The re­sponse was rather un­ex­pect­ed for him. Out of twelve pro­gram­mers, ten an­swered that they are im­pact­ed more now. One said he's im­pact­ed less. An­oth­er one couldn't an­swer, be­cause he joined the com­pa­ny three and a half months ago.

Such re­sult was es­pe­cial­ly un­ex­pect­ed in the con­text where my col­league him­self could see that there are no blam­ing and ar­gu­ing about a par­tic­u­lar­ly chal­leng­ing merge con­flict any longer in the of­fice.

When my col­league com­plained to me, I sug­gest­ed to ask a dif­fer­ent­ly phrased ques­tion the next day:

How painful are the merge con­flicts for the last three months?

This time, he got an ac­claim.

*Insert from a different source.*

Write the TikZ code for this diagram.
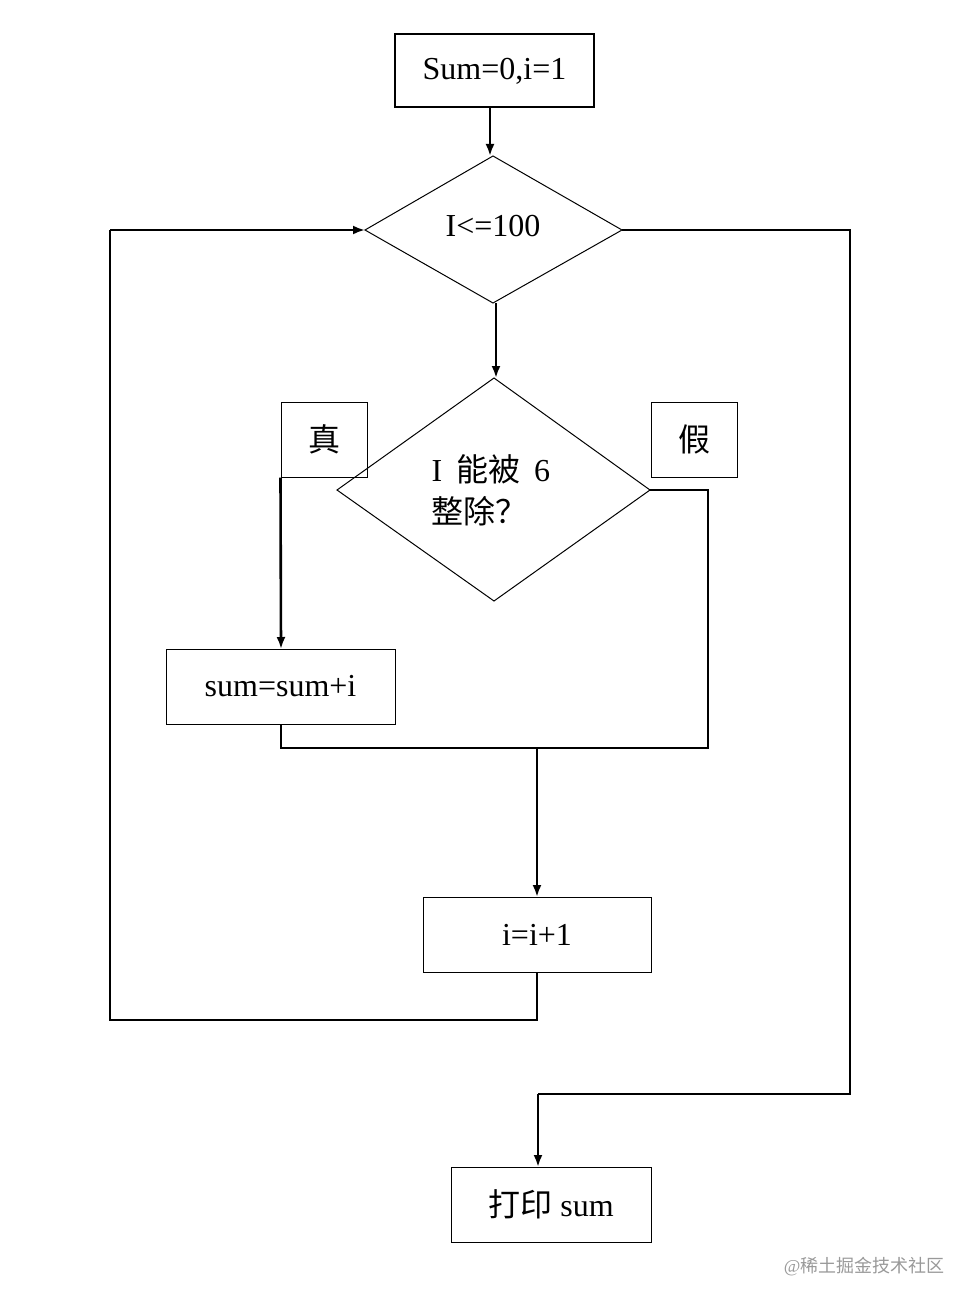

All eleven pro­gram­mers were ex­press­ing their hap­pi­ness about the merges.

What hap­pened is that with more com­mits and more merges, pro­gram­mers got much more merge con­flicts. If pre­vi­ous­ly, they were hav­ing one or two merge con­flicts per week (and spend­ing per­haps hours try­ing to re­solve them), now they were get­ting tiny lit­tle con­flicts all the time. One pro­gram­mer, for in­stance, com­plained that the oth­er day, he got eight con­flicts in a row: he was fix­ing some nasty bug, which was dif­fi­cult to un­der­stand, while an­oth­er per­son was do­ing refac­tor­ing and com­mit­ting all the time. This cre­at­ed a sit­u­a­tion where the first per­son was get­ting a con­flict on every merge.

The ma­jor dif­fer­ence, how­ev­er, is that most of the time, those con­flicts were solved in a mat­ter of sec­onds. Look at the diff. Un­der­stand what's go­ing on. Check the right op­tion. En­joy. As easy as that.

This is why they an­swered this way to the first ques­tion: in­deed, they were im­pact­ed more, not less by the con­flicts now. En­coun­ter­ing a con­flict eight times in a row is in­deed some­thing one would re­mem­ber for a long time, and talk about it, be­cause it's fun­ny. How­ev­er, the pain of orig­i­nal, huge con­flicts, was gone, and so the change was deemed pos­i­tive for the com­pa­ny.